• **WHAT YOU ARE ASKED TO DO**
Print the listing as it stands, omitting all images.

····················

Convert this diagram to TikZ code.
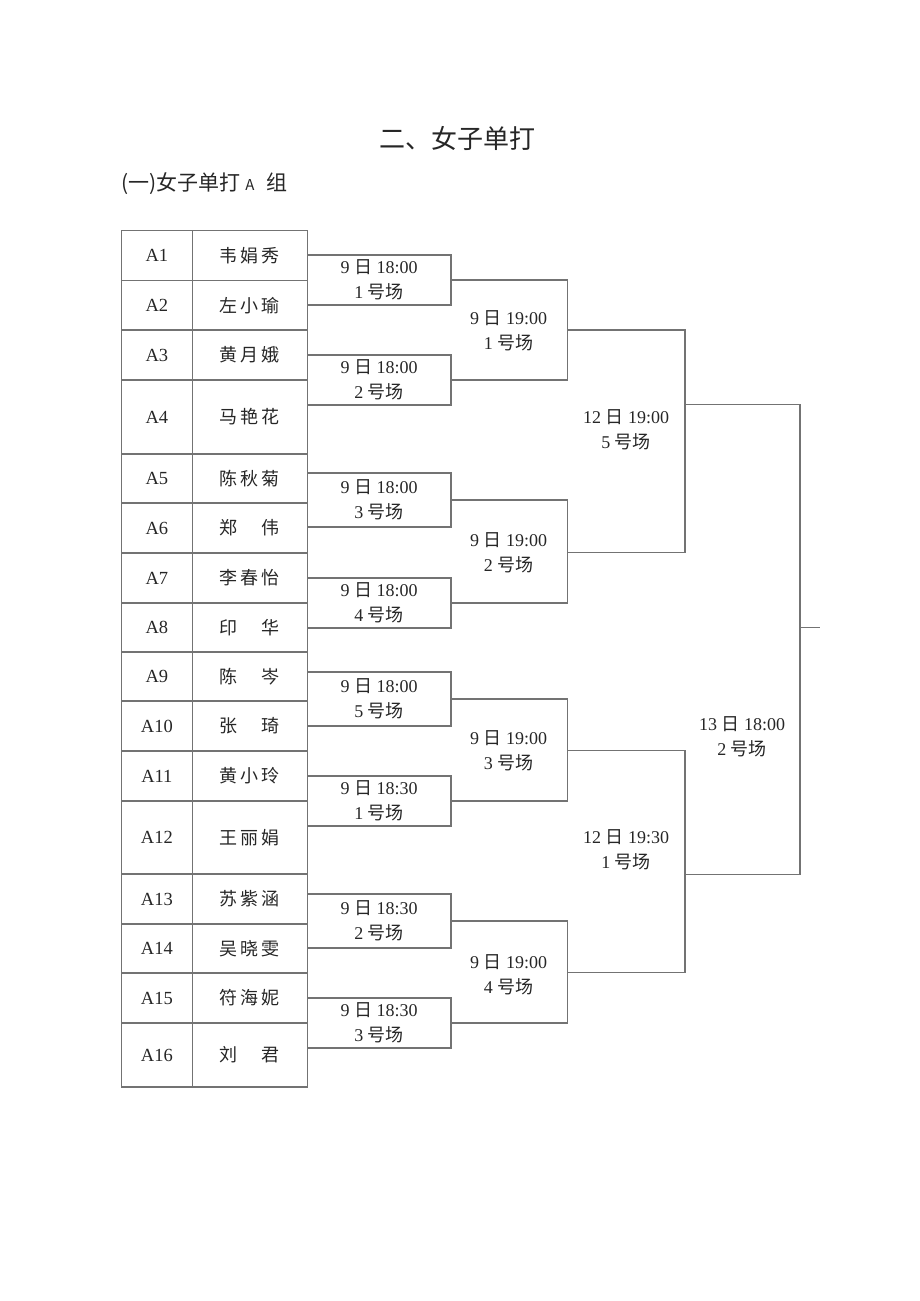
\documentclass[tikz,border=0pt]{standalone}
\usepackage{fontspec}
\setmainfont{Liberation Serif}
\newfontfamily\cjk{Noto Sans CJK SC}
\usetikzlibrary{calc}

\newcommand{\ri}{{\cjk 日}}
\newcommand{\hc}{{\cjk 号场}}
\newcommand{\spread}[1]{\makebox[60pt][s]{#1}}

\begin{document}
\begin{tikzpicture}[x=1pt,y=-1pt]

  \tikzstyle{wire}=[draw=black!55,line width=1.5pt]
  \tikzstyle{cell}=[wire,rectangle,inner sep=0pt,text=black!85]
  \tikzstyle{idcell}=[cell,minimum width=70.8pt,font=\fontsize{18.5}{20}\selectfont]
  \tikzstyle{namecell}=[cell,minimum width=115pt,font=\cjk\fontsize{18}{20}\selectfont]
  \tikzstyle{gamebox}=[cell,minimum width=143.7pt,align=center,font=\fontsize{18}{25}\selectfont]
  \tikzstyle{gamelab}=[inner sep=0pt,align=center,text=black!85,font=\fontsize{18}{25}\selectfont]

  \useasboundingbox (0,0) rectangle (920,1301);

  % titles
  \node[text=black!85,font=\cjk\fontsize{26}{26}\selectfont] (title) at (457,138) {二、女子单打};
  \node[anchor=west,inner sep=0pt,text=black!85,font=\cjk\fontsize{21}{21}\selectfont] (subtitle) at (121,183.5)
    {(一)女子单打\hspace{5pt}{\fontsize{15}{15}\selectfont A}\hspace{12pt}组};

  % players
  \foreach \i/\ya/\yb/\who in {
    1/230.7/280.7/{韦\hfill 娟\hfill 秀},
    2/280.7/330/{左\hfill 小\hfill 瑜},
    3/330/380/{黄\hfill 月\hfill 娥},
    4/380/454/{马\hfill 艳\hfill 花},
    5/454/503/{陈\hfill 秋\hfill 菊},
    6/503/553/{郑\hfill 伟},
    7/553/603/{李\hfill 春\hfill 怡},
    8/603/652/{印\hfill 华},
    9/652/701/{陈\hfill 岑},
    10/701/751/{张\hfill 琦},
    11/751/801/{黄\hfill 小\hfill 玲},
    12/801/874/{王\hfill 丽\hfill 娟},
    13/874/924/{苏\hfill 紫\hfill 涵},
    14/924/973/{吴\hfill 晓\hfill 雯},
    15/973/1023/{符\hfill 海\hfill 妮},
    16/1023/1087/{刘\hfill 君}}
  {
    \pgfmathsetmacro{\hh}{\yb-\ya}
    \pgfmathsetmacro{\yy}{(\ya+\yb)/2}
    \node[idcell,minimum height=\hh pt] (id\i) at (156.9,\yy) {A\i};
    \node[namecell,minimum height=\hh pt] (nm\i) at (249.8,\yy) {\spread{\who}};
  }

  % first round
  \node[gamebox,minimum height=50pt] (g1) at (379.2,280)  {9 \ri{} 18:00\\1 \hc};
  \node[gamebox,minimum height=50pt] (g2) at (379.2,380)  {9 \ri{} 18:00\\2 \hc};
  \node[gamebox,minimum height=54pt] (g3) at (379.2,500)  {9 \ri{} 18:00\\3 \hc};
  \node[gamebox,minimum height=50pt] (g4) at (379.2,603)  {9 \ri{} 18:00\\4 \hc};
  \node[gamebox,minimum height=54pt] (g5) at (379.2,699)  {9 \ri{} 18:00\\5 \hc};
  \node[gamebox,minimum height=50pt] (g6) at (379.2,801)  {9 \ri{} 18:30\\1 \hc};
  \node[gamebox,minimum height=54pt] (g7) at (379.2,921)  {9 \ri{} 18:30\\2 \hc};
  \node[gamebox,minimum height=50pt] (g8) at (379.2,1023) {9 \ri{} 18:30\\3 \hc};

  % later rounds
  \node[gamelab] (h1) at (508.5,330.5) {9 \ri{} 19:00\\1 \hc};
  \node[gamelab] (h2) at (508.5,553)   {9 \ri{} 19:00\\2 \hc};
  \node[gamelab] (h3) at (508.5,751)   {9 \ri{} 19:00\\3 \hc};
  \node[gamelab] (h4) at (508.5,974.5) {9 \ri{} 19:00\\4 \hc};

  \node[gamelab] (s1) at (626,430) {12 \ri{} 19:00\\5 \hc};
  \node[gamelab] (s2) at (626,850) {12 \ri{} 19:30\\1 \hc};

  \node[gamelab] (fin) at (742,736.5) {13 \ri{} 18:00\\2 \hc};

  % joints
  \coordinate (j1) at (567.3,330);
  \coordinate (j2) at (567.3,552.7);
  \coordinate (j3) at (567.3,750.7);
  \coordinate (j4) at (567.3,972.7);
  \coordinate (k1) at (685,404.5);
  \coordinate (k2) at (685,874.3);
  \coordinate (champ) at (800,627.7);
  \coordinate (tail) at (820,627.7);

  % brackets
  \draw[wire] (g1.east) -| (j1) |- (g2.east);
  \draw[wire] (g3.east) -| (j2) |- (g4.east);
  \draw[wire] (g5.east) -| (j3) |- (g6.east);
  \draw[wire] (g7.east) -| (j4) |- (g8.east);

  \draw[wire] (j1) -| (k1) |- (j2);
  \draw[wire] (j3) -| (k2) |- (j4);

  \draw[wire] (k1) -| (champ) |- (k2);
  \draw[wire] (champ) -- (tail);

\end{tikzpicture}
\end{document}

····················

• **EXERCISE ANSWER**
Convert this diagram to TikZ code.
\documentclass[tikz,border=0pt]{standalone}
\usepackage{fontspec}
\setmainfont{Liberation Serif}
\newfontfamily\cjk{Noto Sans CJK SC}
\usetikzlibrary{calc}

\newcommand{\ri}{{\cjk 日}}
\newcommand{\hc}{{\cjk 号场}}
\newcommand{\spread}[1]{\makebox[60pt][s]{#1}}

\begin{document}
\begin{tikzpicture}[x=1pt,y=-1pt]

  \tikzstyle{wire}=[draw=black!55,line width=1.5pt]
  \tikzstyle{cell}=[wire,rectangle,inner sep=0pt,text=black!85]
  \tikzstyle{idcell}=[cell,minimum width=70.8pt,font=\fontsize{18.5}{20}\selectfont]
  \tikzstyle{namecell}=[cell,minimum width=115pt,font=\cjk\fontsize{18}{20}\selectfont]
  \tikzstyle{gamebox}=[cell,minimum width=143.7pt,align=center,font=\fontsize{18}{25}\selectfont]
  \tikzstyle{gamelab}=[inner sep=0pt,align=center,text=black!85,font=\fontsize{18}{25}\selectfont]

  \useasboundingbox (0,0) rectangle (920,1301);

  % titles
  \node[text=black!85,font=\cjk\fontsize{26}{26}\selectfont] (title) at (457,138) {二、女子单打};
  \node[anchor=west,inner sep=0pt,text=black!85,font=\cjk\fontsize{21}{21}\selectfont] (subtitle) at (121,183.5)
    {(一)女子单打\hspace{5pt}{\fontsize{15}{15}\selectfont A}\hspace{12pt}组};

  % players
  \foreach \i/\ya/\yb/\who in {
    1/230.7/280.7/{韦\hfill 娟\hfill 秀},
    2/280.7/330/{左\hfill 小\hfill 瑜},
    3/330/380/{黄\hfill 月\hfill 娥},
    4/380/454/{马\hfill 艳\hfill 花},
    5/454/503/{陈\hfill 秋\hfill 菊},
    6/503/553/{郑\hfill 伟},
    7/553/603/{李\hfill 春\hfill 怡},
    8/603/652/{印\hfill 华},
    9/652/701/{陈\hfill 岑},
    10/701/751/{张\hfill 琦},
    11/751/801/{黄\hfill 小\hfill 玲},
    12/801/874/{王\hfill 丽\hfill 娟},
    13/874/924/{苏\hfill 紫\hfill 涵},
    14/924/973/{吴\hfill 晓\hfill 雯},
    15/973/1023/{符\hfill 海\hfill 妮},
    16/1023/1087/{刘\hfill 君}}
  {
    \pgfmathsetmacro{\hh}{\yb-\ya}
    \pgfmathsetmacro{\yy}{(\ya+\yb)/2}
    \node[idcell,minimum height=\hh pt] (id\i) at (156.9,\yy) {A\i};
    \node[namecell,minimum height=\hh pt] (nm\i) at (249.8,\yy) {\spread{\who}};
  }

  % first round
  \node[gamebox,minimum height=50pt] (g1) at (379.2,280)  {9 \ri{} 18:00\\1 \hc};
  \node[gamebox,minimum height=50pt] (g2) at (379.2,380)  {9 \ri{} 18:00\\2 \hc};
  \node[gamebox,minimum height=54pt] (g3) at (379.2,500)  {9 \ri{} 18:00\\3 \hc};
  \node[gamebox,minimum height=50pt] (g4) at (379.2,603)  {9 \ri{} 18:00\\4 \hc};
  \node[gamebox,minimum height=54pt] (g5) at (379.2,699)  {9 \ri{} 18:00\\5 \hc};
  \node[gamebox,minimum height=50pt] (g6) at (379.2,801)  {9 \ri{} 18:30\\1 \hc};
  \node[gamebox,minimum height=54pt] (g7) at (379.2,921)  {9 \ri{} 18:30\\2 \hc};
  \node[gamebox,minimum height=50pt] (g8) at (379.2,1023) {9 \ri{} 18:30\\3 \hc};

  % later rounds
  \node[gamelab] (h1) at (508.5,330.5) {9 \ri{} 19:00\\1 \hc};
  \node[gamelab] (h2) at (508.5,553)   {9 \ri{} 19:00\\2 \hc};
  \node[gamelab] (h3) at (508.5,751)   {9 \ri{} 19:00\\3 \hc};
  \node[gamelab] (h4) at (508.5,974.5) {9 \ri{} 19:00\\4 \hc};

  \node[gamelab] (s1) at (626,430) {12 \ri{} 19:00\\5 \hc};
  \node[gamelab] (s2) at (626,850) {12 \ri{} 19:30\\1 \hc};

  \node[gamelab] (fin) at (742,736.5) {13 \ri{} 18:00\\2 \hc};

  % joints
  \coordinate (j1) at (567.3,330);
  \coordinate (j2) at (567.3,552.7);
  \coordinate (j3) at (567.3,750.7);
  \coordinate (j4) at (567.3,972.7);
  \coordinate (k1) at (685,404.5);
  \coordinate (k2) at (685,874.3);
  \coordinate (champ) at (800,627.7);
  \coordinate (tail) at (820,627.7);

  % brackets
  \draw[wire] (g1.east) -| (j1) |- (g2.east);
  \draw[wire] (g3.east) -| (j2) |- (g4.east);
  \draw[wire] (g5.east) -| (j3) |- (g6.east);
  \draw[wire] (g7.east) -| (j4) |- (g8.east);

  \draw[wire] (j1) -| (k1) |- (j2);
  \draw[wire] (j3) -| (k2) |- (j4);

  \draw[wire] (k1) -| (champ) |- (k2);
  \draw[wire] (champ) -- (tail);

\end{tikzpicture}
\end{document}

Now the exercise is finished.